What the task asks
Copy out the lines that include the word "this".

Supplied data
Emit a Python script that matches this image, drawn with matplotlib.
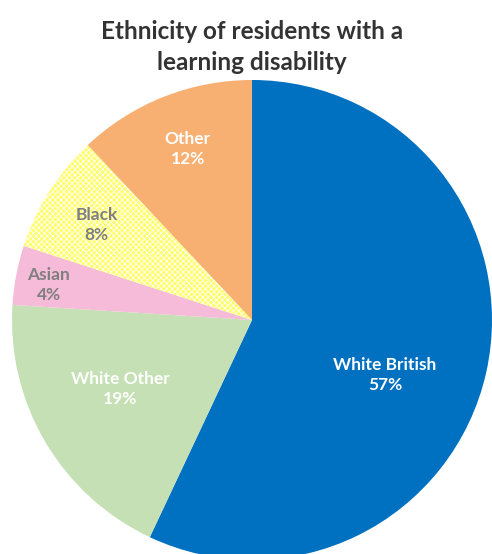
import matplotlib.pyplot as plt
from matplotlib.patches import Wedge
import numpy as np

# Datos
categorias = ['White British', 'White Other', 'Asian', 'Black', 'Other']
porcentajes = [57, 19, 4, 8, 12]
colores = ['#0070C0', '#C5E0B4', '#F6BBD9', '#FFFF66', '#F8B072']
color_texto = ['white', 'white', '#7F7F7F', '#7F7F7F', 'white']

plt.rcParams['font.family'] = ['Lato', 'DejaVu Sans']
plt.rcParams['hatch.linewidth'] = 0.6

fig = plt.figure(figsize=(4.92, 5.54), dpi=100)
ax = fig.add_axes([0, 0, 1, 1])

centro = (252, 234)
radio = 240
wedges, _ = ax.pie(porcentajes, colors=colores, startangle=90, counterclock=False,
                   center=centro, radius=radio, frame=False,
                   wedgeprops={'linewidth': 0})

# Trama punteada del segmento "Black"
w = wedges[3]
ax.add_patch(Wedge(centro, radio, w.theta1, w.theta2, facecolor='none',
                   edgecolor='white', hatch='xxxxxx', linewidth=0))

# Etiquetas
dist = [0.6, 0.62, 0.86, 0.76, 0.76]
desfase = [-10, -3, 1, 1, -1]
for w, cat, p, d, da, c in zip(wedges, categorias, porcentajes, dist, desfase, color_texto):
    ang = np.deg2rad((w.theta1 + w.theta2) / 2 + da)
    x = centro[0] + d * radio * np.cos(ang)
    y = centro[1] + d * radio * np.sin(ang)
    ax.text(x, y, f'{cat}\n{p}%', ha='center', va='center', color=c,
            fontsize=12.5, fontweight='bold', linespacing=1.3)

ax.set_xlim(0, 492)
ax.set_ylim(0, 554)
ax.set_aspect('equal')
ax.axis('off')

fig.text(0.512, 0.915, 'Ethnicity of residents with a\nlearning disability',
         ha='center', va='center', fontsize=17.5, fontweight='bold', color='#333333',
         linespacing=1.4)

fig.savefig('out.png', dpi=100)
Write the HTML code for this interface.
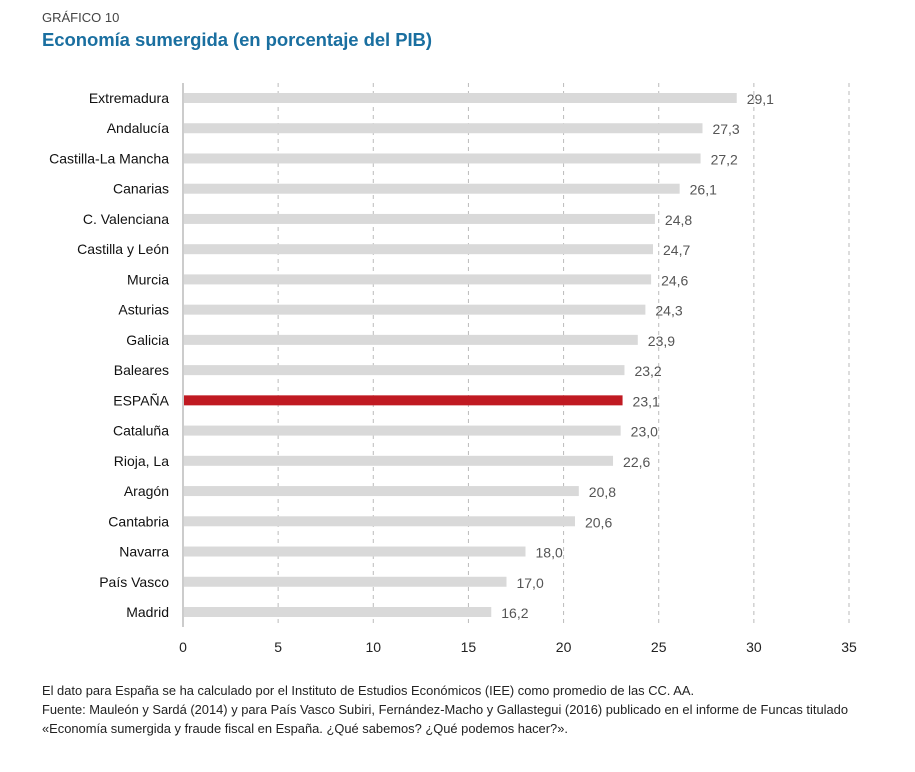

Task response
Emit a Python script that matches this image, drawn with matplotlib.
Write the HTML code for this interface.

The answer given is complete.